There have a lot simple and good interpretations for argmax, it return arg $x$ when function $f(x)$ is maximum, see below numpu code.

import numpy as np
np.argmax([3,2,1])
#=> 0 #return the first index.

But when we reading papers and books, argmax usually come up with some complex formual which are not easy to understand if you are new to machine learning.
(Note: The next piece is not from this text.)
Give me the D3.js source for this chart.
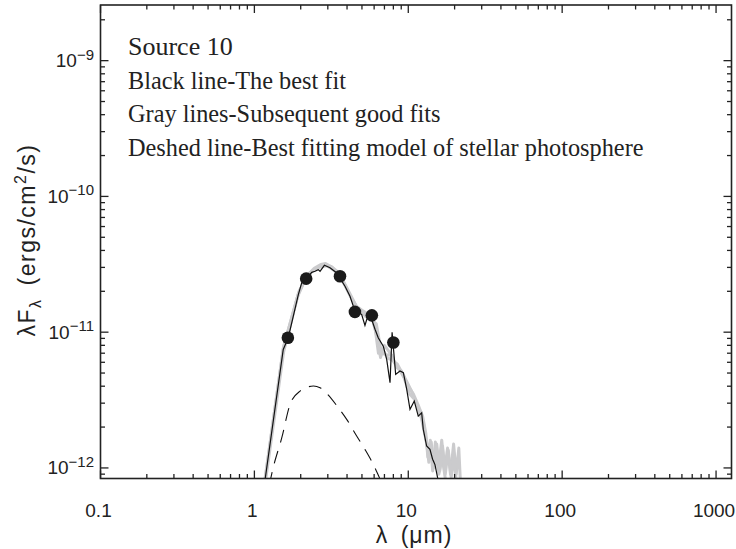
<!DOCTYPE html>
<html>
<head>
<meta charset="utf-8">
<script src="https://cdnjs.cloudflare.com/ajax/libs/d3/7.8.5/d3.min.js"></script>
<style>
	body { margin: 0; background: #fff; }
	svg { display: block; }
	.tick-label { font-family: "Liberation Sans", Arial, sans-serif; font-size: 19px; fill: #222; }
	.note { font-family: "Liberation Serif", "Times New Roman", serif; fill: #222; }
</style>
</head>
<body>
<div id="chart"></div>
<script>

// photometry: wavelength (micron), lambda*F_lambda (ergs/cm^2/s)
var obsWave = [1.65, 2.17, 3.6, 4.5, 5.8, 8.0];
var obsFlux = [9.1e-12, 2.48e-11, 2.58e-11, 1.41e-11, 1.33e-11, 8.4e-12];

// best fit (black)
var bestWave = [1.17, 1.54, 1.66, 1.93, 2.03, 2.17, 2.36, 2.48, 2.60, 2.67, 2.85, 3.10, 3.43, 3.88, 4.18, 4.40, 4.71, 4.98, 5.23, 5.37, 5.64, 6.08, 6.38, 6.88, 7.24, 7.61, 7.85, 8.28, 8.83, 9.29, 9.77, 10.26, 10.94, 11.61, 12.22, 12.51, 13.16, 13.83, 14.39, 14.9, 15.67];
var bestFlux = [8.0e-13, 7.46e-12, 9.1e-12, 1.89e-11, 2.31e-11, 2.48e-11, 2.76e-11, 2.81e-11, 2.89e-11, 2.81e-11, 3.11e-11, 2.98e-11, 2.73e-11, 2.18e-11, 1.84e-11, 1.55e-11, 1.42e-11, 1.35e-11, 1.12e-11, 1.24e-11, 1.35e-11, 1.05e-11, 9.1e-12, 7.89e-12, 6.3e-12, 4.25e-12, 1.0e-11, 4.89e-12, 5.17e-12, 5.03e-12, 3.79e-12, 2.70e-12, 3.11e-12, 2.41e-12, 2.55e-12, 1.93e-12, 1.45e-12, 1.37e-12, 1.16e-12, 1.06e-12, 8.0e-13];

// subsequent good fits (gray)
var gray1Wave = [1.17, 1.54, 1.93, 2.2, 2.45, 2.7, 2.9, 3.2, 3.5, 3.9, 4.3, 4.7, 5.1, 5.5, 5.9, 6.3, 6.6, 7.0, 7.5, 8.1, 8.7, 9.4, 10.2, 11.0, 11.8, 12.6, 13.2, 13.6, 14.1, 14.6, 15.3, 16.0, 16.7, 17.4, 18.2, 19.0, 19.8, 20.5];
var gray1Flux = [8.0e-13, 7.6e-12, 1.92e-11, 2.6e-11, 2.95e-11, 3.15e-11, 3.2e-11, 3.0e-11, 2.7e-11, 2.2e-11, 1.75e-11, 1.5e-11, 1.4e-11, 1.3e-11, 1.2e-11, 9.0e-12, 6.5e-12, 8.0e-12, 7.2e-12, 6.0e-12, 5.4e-12, 4.6e-12, 3.5e-12, 3.2e-12, 2.6e-12, 2.1e-12, 1.5e-12, 1.1e-12, 1.55e-12, 1.0e-12, 1.5e-12, 9.5e-13, 1.45e-12, 9.0e-13, 1.35e-12, 8.5e-13, 1.2e-12, 8.0e-13];

var gray2Wave = [1.17, 1.55, 1.95, 2.25, 2.55, 2.85, 3.15, 3.45, 3.8, 4.2, 4.6, 5.0, 5.4, 5.8, 6.1, 6.4, 6.8, 7.3, 7.9, 8.5, 9.2, 10.0, 10.8, 11.6, 12.4, 13.0, 13.4, 13.9, 14.4, 15.0, 15.7, 16.5, 17.2, 18.0, 18.8, 19.7, 20.5, 21.3, 21.8];
var gray2Flux = [8.2e-13, 7.9e-12, 2.0e-11, 2.7e-11, 3.0e-11, 3.1e-11, 3.05e-11, 2.8e-11, 2.35e-11, 1.9e-11, 1.55e-11, 1.45e-11, 1.38e-11, 1.3e-11, 1.05e-11, 7.0e-12, 7.5e-12, 6.5e-12, 6.2e-12, 5.8e-12, 4.9e-12, 4.0e-12, 3.5e-12, 2.9e-12, 2.4e-12, 1.8e-12, 1.2e-12, 1.6e-12, 9.5e-13, 1.55e-12, 1.0e-12, 1.6e-12, 9.5e-13, 1.4e-12, 9.0e-13, 1.5e-12, 9.0e-13, 1.4e-12, 8.0e-13];

var gray3Wave = [1.18, 1.55, 1.9, 2.1, 2.4, 2.65, 2.95, 3.3, 3.7, 4.1, 4.5, 4.9, 5.3, 5.7, 6.2, 6.7, 7.2, 7.8, 8.4, 9.0, 9.8, 10.6, 11.4, 12.2, 12.9, 13.5, 14.0, 14.5, 15.1, 15.8, 16.6, 17.5];
var gray3Flux = [8.0e-13, 7.2e-12, 1.8e-11, 2.35e-11, 2.85e-11, 3.0e-11, 3.1e-11, 2.85e-11, 2.45e-11, 1.95e-11, 1.6e-11, 1.42e-11, 1.3e-11, 1.25e-11, 1.15e-11, 7.0e-12, 6.8e-12, 6.8e-12, 5.5e-12, 5.2e-12, 4.3e-12, 3.6e-12, 2.9e-12, 2.3e-12, 1.7e-12, 1.3e-12, 1.5e-12, 1.05e-12, 1.3e-12, 9.0e-13, 1.2e-12, 8.0e-13];

// stellar photosphere (dashed)
var starWave = [1.25, 1.317, 1.507, 1.706, 1.98, 2.42, 2.67, 2.95, 3.51, 3.98, 4.62, 5.23, 5.93, 6.55];
var starFlux = [7.5e-13, 9.78e-13, 1.67e-12, 2.94e-12, 3.68e-12, 4.01e-12, 3.90e-12, 3.54e-12, 2.78e-12, 2.28e-12, 1.72e-12, 1.37e-12, 1.06e-12, 8.3e-13];

var xTickLabels = ['0.1', '1', '10', '100', '1000'];
var yTickExps = [-12, -11, -10, -9];

var notes = ['Source 10', 'Black line-The best fit', 'Gray lines-Subsequent good fits', 'Deshed line-Best fitting model of stellar photosphere'];

var chart = {
	container: '#chart',
	width: 736,
	height: 549,
	left: 100.5,
	right: 731.5,
	top: 5,
	bottom: 478.5
};

function zip(w, f) {
	return w.map(function (d, i) { return [d, f[i]]; });
}

function createChart() {

	svg = d3.select(chart.container)
		.append('svg')
		.attr('width', chart.width)
		.attr('height', chart.height);

	xScale = d3.scaleLog()
		.domain([0.1, 1260])
		.range([chart.left, chart.right]);

	yScale = d3.scaleLog()
		.domain([8.36e-13, 2.57e-9])
		.range([chart.bottom, chart.top]);

	svg.append('clipPath')
		.attr('id', 'plot-clip')
		.append('rect')
		.attr('x', chart.left)
		.attr('y', chart.top)
		.attr('width', chart.right - chart.left)
		.attr('height', chart.bottom - chart.top);

	var line = d3.line()
		.x(function (d) { return xScale(d[0]); })
		.y(function (d) { return yScale(d[1]); });

	var plot = svg.append('g').attr('clip-path', 'url(#plot-clip)');

	[zip(gray3Wave, gray3Flux), zip(gray2Wave, gray2Flux), zip(gray1Wave, gray1Flux)].forEach(function (s) {
		plot.append('path')
			.datum(s)
			.attr('fill', 'none')
			.attr('stroke', '#cbcbcd')
			.attr('stroke-width', 3)
			.attr('stroke-linejoin', 'round')
			.attr('d', line);
	});

	plot.append('path')
		.datum(zip(bestWave, bestFlux))
		.attr('fill', 'none')
		.attr('stroke', '#111')
		.attr('stroke-width', 1.2)
		.attr('d', line);

	plot.append('path')
		.datum(zip(starWave, starFlux))
		.attr('fill', 'none')
		.attr('stroke', '#111')
		.attr('stroke-width', 1.1)
		.attr('stroke-dasharray', '13,9')
		.attr('d', d3.line().curve(d3.curveMonotoneX)
			.x(function (d) { return xScale(d[0]); })
			.y(function (d) { return yScale(d[1]); }));

	plot.selectAll('.obs')
		.data(zip(obsWave, obsFlux))
		.enter().append('circle')
		.attr('class', 'obs')
		.attr('cx', function (d) { return xScale(d[0]); })
		.attr('cy', function (d) { return yScale(d[1]); })
		.attr('r', 6.3)
		.attr('fill', '#1a1a1a');

	// frame
	svg.append('rect')
		.attr('x', chart.left)
		.attr('y', chart.top)
		.attr('width', chart.right - chart.left)
		.attr('height', chart.bottom - chart.top)
		.attr('fill', 'none')
		.style('stroke', '#222')
		.attr('stroke-width', 1.6);

	var ticks = svg.append('g').attr('stroke', '#222').attr('stroke-width', 1.3);

	xScale.ticks().forEach(function (t) {
		var major = Math.abs(Math.log10(t) - Math.round(Math.log10(t))) < 1e-6;
		var len = major ? 8 : 4.5;
		var x = xScale(t);
		ticks.append('line').attr('x1', x).attr('x2', x).attr('y1', chart.bottom).attr('y2', chart.bottom - len);
		ticks.append('line').attr('x1', x).attr('x2', x).attr('y1', chart.top).attr('y2', chart.top + len);
	});

	yScale.ticks().forEach(function (t) {
		var major = Math.abs(Math.log10(t) - Math.round(Math.log10(t))) < 1e-6;
		var len = major ? 8 : 4.5;
		var y = yScale(t);
		ticks.append('line').attr('x1', chart.left).attr('x2', chart.left + len).attr('y1', y).attr('y2', y);
		ticks.append('line').attr('x1', chart.right).attr('x2', chart.right - len).attr('y1', y).attr('y2', y);
	});

	// x tick labels
	svg.selectAll('.xlab')
		.data(xTickLabels)
		.enter().append('text')
		.attr('class', 'tick-label')
		.attr('x', function (d) { return xScale(+d) - 2; })
		.attr('y', 517)
		.attr('text-anchor', 'middle')
		.text(function (d) { return d; });

	// y tick labels 10^n
	yTickExps.forEach(function (e) {
		var t = svg.append('text')
			.attr('class', 'tick-label')
			.attr('x', 94)
			.attr('y', yScale(Math.pow(10, e)) + 6.5)
			.attr('text-anchor', 'end');
		t.append('tspan').text('10');
		t.append('tspan').attr('dy', -7.5).style('font-size', '15px').text('\u2212' + Math.abs(e));
	});

	// axis titles
	svg.append('text')
		.attr('class', 'tick-label')
		.attr('x', (chart.left + chart.right) / 2 - 2)
		.attr('y', 543)
		.attr('text-anchor', 'middle')
		.style('font-size', '23px')
		.style('letter-spacing', '1px')
		.text('\u03bb\u2002(\u03bcm)');

	var yt = svg.append('text')
		.attr('class', 'tick-label')
		.attr('transform', 'translate(35,240) rotate(-90)')
		.attr('text-anchor', 'middle')
		.style('font-size', '23px')
		.style('letter-spacing', '1.5px');
	yt.append('tspan').text('\u03bbF');
	yt.append('tspan').attr('dy', 6).style('font-size', '16px').text('\u03bb');
	yt.append('tspan').attr('dy', -6).text('\u2002(ergs/cm');
	yt.append('tspan').attr('dy', -9).style('font-size', '16px').text('2');
	yt.append('tspan').attr('dy', 9).text('/s)');

	// annotation block
	svg.selectAll('.note')
		.data(notes)
		.enter().append('text')
		.attr('class', 'note')
		.attr('x', 128)
		.attr('y', function (d, i) { return 55 + i * 33.7; })
		.style('font-size', function (d, i) { return i === 0 ? '26px' : '24.3px'; })
		.text(function (d) { return d; });
}

createChart();

</script>
</body>
</html>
Here are two examples.

below formula is come from maximum like hood part, chapter 5, deeplearning book:

\[\underset{\theta}{\arg \max} \prod_{i=1}^m P_{model}(x^{(i)};\theta)\]

In this fomula, argmax will return $\theta$, which are weights when probability in learning mode is the maximum, here arg are $x^{(i)}$ and $\theta$, function is product of $P_{model}$

An other example, language translation section in sequence models of coursera deep leraning course,

\[\underset{y}{\arg \max} \prod_{t=1}^{T_y} P(y^{<t>}|x,y^{<1>},...,y^{<t-1>})\]

Here $x$ is sentance before translate, $y$ is sentence after translate, $y^{<t>}$ is every word in it, e.g, we want translate 没有母牛关 to there is no cow level, $x$ is 没有母牛关, $y$ is there is no cow level and $y^{<1>}$ is there, $y^{<2>}$ is is, $y^{<3>}$ is no, etc.

In this example, argmax will return a sentence, which make function $\prod P$ maximum, this function is ask probability of next word with given sentence and alread tranlated part, e.g given sentence 没有母牛关 and already tranlated part like there is no, word cow will make probability $P(y^{<4>}|x,y^{<1>},y^{<2>},y^{<3>})$ maximum, and if every word have maximum probability, the product of those will be maximum, and finally get there is no cow level.